The base command for restoring from backup:

/opt/gpudb/kagent/bin/kagent cluster restore --restore-from <source cluster name>/<snapshot name> [--backup-path <backup path>] <target cluster name>

Restore From

The --restore-from parameter specifies which backup snapshot should be restored. It should be the path to the existing snapshot to restore from, including the directory that is the name of the cluster from which the backup was taken:

<source cluster name>/snapshot.<date>.<time>

This should be the same path that is displayed by the backup listing command.

Backup Path

The backup path should be the file path on each Kinetica cluster node that contains the backups to restore.

The default backup path is /opt/backups.

KAgent will look on each cluster node in the directory given in the --backup-path parameter for the directory named in the --restore-from parameter. If found, KAgent will restore the database on each node from its corresponding local snapshot.

For instance, given the following restore command execution:

/opt/gpudb/kagent/bin/kagent cluster restore --restore-from mycluster/snapshot.2019-01-02.12-34-56 mycluster

A backup snapshot directory will be looked for at this location, on each node:

/opt/backups/mycluster/snapshot.2019-01-02.12-34-56

Examples

To restore a backup of the mycluster cluster in the (default) /opt/backups directory that was initiated on January 2nd, 2019 at 12:34:56:

/opt/gpudb/kagent/bin/kagent cluster restore --restore-from mycluster/snapshot.2019-01-02.12-34-56 mycluster

To restore a backup in /tmp/kinetica-backups/ for the cluster named mainkincluster that was initiated on January 2nd, 2019 at 01:23:45:

/opt/gpudb/kagent/bin/kagent cluster restore --restore-from mainkincluster/snapshot.2019-01-02.01-23-34 --backup-path /tmp/kinetica-backups/ mainkincluster

To restore a snapshot taken from one cluster, clusterA, to another cluster, clusterB, using a backup in the (default) /opt/backups directory:

/opt/gpudb/kagent/bin/kagent cluster restore --restore-from clusterA/snapshot.2019-01-02.12-34-56 clusterB

Deleting Backups

Backups can be deleted manually from their locations in the cluster's snapshot directory.

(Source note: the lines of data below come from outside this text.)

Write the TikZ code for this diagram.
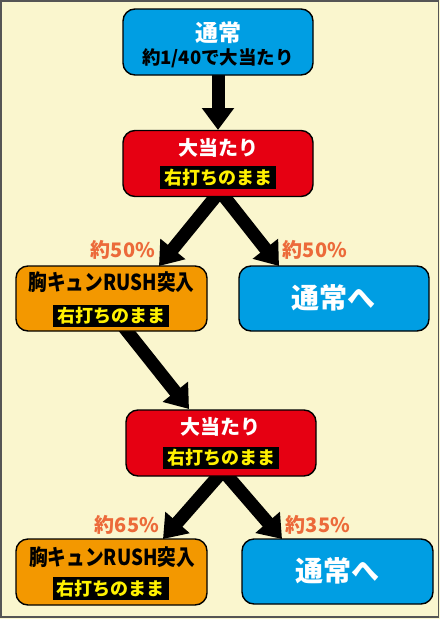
\documentclass[tikz,border=0pt]{standalone}
\usepackage{fontspec}
\setmainfont{Noto Sans CJK JP}
\usetikzlibrary{arrows.meta}
\pgfdeclarelayer{back}
\pgfdeclarelayer{bg}
\pgfsetlayers{back,bg,main}
\definecolor{bgyellow}{HTML}{FAF6CE}
\definecolor{boxblue}{HTML}{009EE3}
\definecolor{boxred}{HTML}{E60012}
\definecolor{boxorange}{HTML}{F39800}
\definecolor{tagyellow}{HTML}{FFF100}
\definecolor{pctorange}{HTML}{EC6A3A}
\definecolor{framegray}{HTML}{555555}
\tikzset{
  box/.style={draw=black, line width=1.4pt, rounded corners=12pt, minimum width=190pt, minimum height=66pt, inner sep=0pt},
  bluebox/.style={box, fill=boxblue},
  redbox/.style={box, fill=boxred},
  orangebox/.style={box, fill=boxorange},
  title/.style={inner sep=0pt, font=\bfseries\fontsize{20}{20}\selectfont, text=white},
  subline/.style={inner sep=0pt, font=\bfseries\fontsize{18.5}{18.5}\selectfont, text=black},
  rushline/.style={inner sep=0pt, font=\bfseries\fontsize{22}{22}\selectfont, text=black},
  tag/.style={fill=black, text=tagyellow, inner sep=0pt, minimum width=116pt, minimum height=23pt, font=\bfseries\fontsize{18}{18}\selectfont},
  pct/.style={inner sep=0pt, text=pctorange, font=\bfseries\fontsize{20}{20}\selectfont},
  bigarrow/.style={line width=13pt, -{Triangle[width=31pt,length=22pt]}, black},
}
\begin{document}
\begin{tikzpicture}[x=1pt,y=-1pt]
\begin{pgfonlayer}{back}
\fill[bgyellow] (0,0) rectangle (440,619);
\end{pgfonlayer}
\useasboundingbox (0,0) rectangle (440,619);
\draw[framegray, line width=1.5pt] (1,1) rectangle (438.5,617);

% boxes
\node[bluebox] (n1) at (218,42) {};
\node[title, font=\bfseries\fontsize{23}{23}\selectfont] (n1a) at (218,32.5) {通常};
\node[subline] (n1b) at (218,58.5) {約1/40で大当たり};

\node[redbox] (n2) at (218,163.5) {};
\node[title] (n2a) at (218,147.5) {大当たり};
\node[tag] (n2b) at (218,177.5) {右打ちのまま};

\node[orangebox, minimum width=191pt, minimum height=65pt] (n3) at (111.5,298.5) {};
\node[rushline] (n3a) at (111.5,282) {\scalebox{0.85}[1]{胸キュンRUSH突入}};
\node[tag, minimum height=22pt] (n3b) at (111,316) {右打ちのまま};

\node[bluebox, minimum height=65pt] (n4) at (334,298.5) {};
\node[title, font=\bfseries\fontsize{28}{28}\selectfont] (n4a) at (333,298) {通常へ};

\node[redbox] (n5) at (221,443) {};
\node[title] (n5a) at (220,426.5) {大当たり};
\node[tag, minimum height=22pt] (n5b) at (221,458) {右打ちのまま};

\node[orangebox, minimum width=191pt] (n6) at (111.5,572) {};
\node[rushline] (n6a) at (112,557.5) {\scalebox{0.85}[1]{胸キュンRUSH突入}};
\node[tag] (n6b) at (110.5,588.5) {右打ちのまま};

\node[bluebox, minimum width=191pt, minimum height=65pt] (n7) at (337.5,571.5) {};
\node[title, font=\bfseries\fontsize{28}{28}\selectfont] (n7a) at (337.5,570.5) {通常へ};

% percentages
\node[pct] (p1) at (123,250) {約50\%};
\node[pct] (p2) at (315,250) {約50\%};
\node[pct] (p3) at (127,525) {約65\%};
\node[pct] (p4) at (318,525) {約35\%};

% arrow end points
\coordinate (t1) at (218,130);
\coordinate (t2) at (159,266);
\coordinate (t3) at (279,266);
\coordinate (s4) at (123,326);
\coordinate (t4) at (189,409);
\coordinate (t5) at (163,539);
\coordinate (t6) at (282,539);

\begin{pgfonlayer}{bg}
\draw[bigarrow] ([yshift=4pt]n1.south) -- (t1);
\draw[bigarrow] ([xshift=2pt,yshift=6pt]n2.south) -- (t2);
\draw[bigarrow] ([xshift=2pt,yshift=6pt]n2.south) -- (t3);
\draw[bigarrow] (s4) -- (t4);
\draw[bigarrow] ([xshift=2pt,yshift=6pt]n5.south) -- (t5);
\draw[bigarrow] ([xshift=2pt,yshift=6pt]n5.south) -- (t6);
\end{pgfonlayer}
\end{tikzpicture}
\end{document}
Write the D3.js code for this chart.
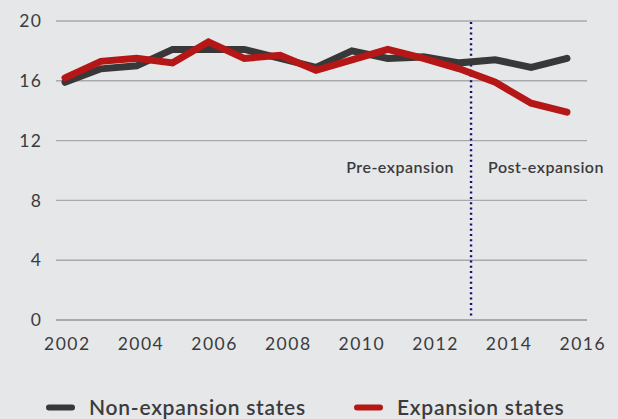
<!DOCTYPE html>
<html>
<head>
<meta charset="utf-8">
<script src="https://cdn.jsdelivr.net/npm/d3@7"></script>
<style>
  html, body { margin: 0; padding: 0; background: #e6e7e8; }
  svg { display: block; font-family: Lato, "Noto Sans", sans-serif; }
</style>
</head>
<body>
<svg id="chart" width="618" height="419"></svg>
<script>
"use strict";

var years = [2002, 2003, 2004, 2005, 2006, 2007, 2008, 2009, 2010, 2011, 2012, 2013, 2014, 2015, 2016];
var nonExpansion = [15.9, 16.8, 17.0, 18.1, 18.1, 18.1, 17.5, 16.9, 18.0, 17.5, 17.6, 17.2, 17.4, 16.9, 17.5];
var expansion = [16.2, 17.3, 17.5, 17.2, 18.6, 17.5, 17.7, 16.7, 17.4, 18.1, 17.5, 16.8, 15.9, 14.5, 13.9];
var yTicks = [0, 4, 8, 12, 16, 20];
var xTicks = [2002, 2004, 2006, 2008, 2010, 2012, 2014, 2016];
var expansionYear = 2013;
var series = [
  { name: "Non-expansion states", values: nonExpansion, color: "#383838" },
  { name: "Expansion states", values: expansion, color: "#b51616" },
];

var svg = d3.select("#chart");
var textColor = "#3b3b3d";

// scales: the labels sit on a slightly wider span than the plotted points
var xAxisScale = d3.scaleLinear().domain([2002, 2016]).range([66, 581.5]);
var xData = d3.scalePoint().domain(years).range([65, 567]);
var y = d3.scaleLinear().domain([0, 20]).range([320, 21]);

// grid lines
svg
  .append("g")
  .selectAll("line")
  .data(yTicks)
  .enter()
  .append("line")
  .attr("x1", 56)
  .attr("x2", 587)
  .attr("y1", function (d) { return y(d); })
  .attr("y2", function (d) { return y(d); })
  .attr("stroke", "#a7a9ac")
  .attr("stroke-width", function (d) { return d === 0 ? 2 : 1.4; });

// y axis labels
var yAxis = svg
  .append("g")
  .attr("transform", "translate(42.5,0)")
  .call(d3.axisLeft(y).tickValues(yTicks).tickSize(0).tickPadding(0));
yAxis.select(".domain").remove();
yAxis
  .selectAll("text")
  .attr("fill", textColor)
  .style("font-size", "17.5px")
  .style("letter-spacing", "1.5px")
  .style("font-family", "Lato, sans-serif");

// x axis labels
var xAxis = svg
  .append("g")
  .attr("transform", "translate(0.8,338)")
  .call(d3.axisBottom(xAxisScale).tickValues(xTicks).tickFormat(d3.format("d")).tickSize(0).tickPadding(0));
xAxis.select(".domain").remove();
xAxis
  .selectAll("text")
  .attr("fill", textColor)
  .style("font-size", "17.5px")
  .style("letter-spacing", "1.5px")
  .style("font-family", "Lato, sans-serif");

// expansion marker
var xe = xAxisScale(expansionYear);
svg
  .append("line")
  .attr("x1", xe)
  .attr("x2", xe)
  .attr("y1", y(20) + 1)
  .attr("y2", y(0) - 3)
  .attr("stroke", "#10106e")
  .attr("stroke-width", 2.4)
  .attr("stroke-dasharray", "2 3.3");

svg
  .append("text")
  .attr("x", xe - 17)
  .attr("y", 173)
  .attr("text-anchor", "end")
  .attr("fill", textColor)
  .style("font-size", "16px")
  .style("letter-spacing", "0.5px")
  .style("font-weight", "600")
  .text("Pre-expansion");

svg
  .append("text")
  .attr("x", xe + 17)
  .attr("y", 173)
  .attr("fill", textColor)
  .style("font-size", "16px")
  .style("letter-spacing", "0.5px")
  .style("font-weight", "600")
  .text("Post-expansion");

// lines
var line = d3
  .line()
  .x(function (d, i) { return xData(years[i]); })
  .y(function (d) { return y(d); });

svg
  .append("g")
  .selectAll("path")
  .data(series)
  .enter()
  .append("path")
  .attr("d", function (d) { return line(d.values); })
  .attr("fill", "none")
  .attr("stroke", function (d) { return d.color; })
  .attr("stroke-width", 7)
  .attr("stroke-linejoin", "miter")
  .attr("stroke-linecap", "round");

// legend
var legendX = [47, 355];
var legend = svg
  .append("g")
  .selectAll("g")
  .data(series)
  .enter()
  .append("g")
  .attr("transform", function (d, i) { return "translate(" + legendX[i] + ",407.5)"; });

legend
  .append("line")
  .attr("x1", 2)
  .attr("x2", 25)
  .attr("stroke", function (d) { return d.color; })
  .attr("stroke-width", 6)
  .attr("stroke-linecap", "round");

legend
  .append("text")
  .attr("x", 42)
  .attr("y", 7.5)
  .attr("fill", textColor)
  .style("font-size", "21px")
  .style("letter-spacing", "0.75px")
  .style("font-weight", "600")
  .text(function (d) { return d.name; });
</script>
</body>
</html>
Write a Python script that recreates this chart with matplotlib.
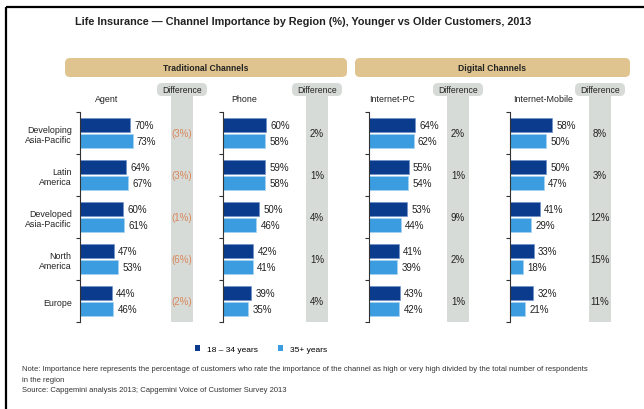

The command for deleting a backup:

rm -rf <backup path>/<cluster name>/<snapshot name>

For example, to delete a backup of the mycluster cluster in the /opt/backups directory that was initiated on January 2nd, 2019 at 12:34:56, run the following command on each node in the cluster:

rm -rf /opt/backups/mycluster/snapshot.2019-01-02.12-34-56

See Listing for details on how to list the backups available to be deleted.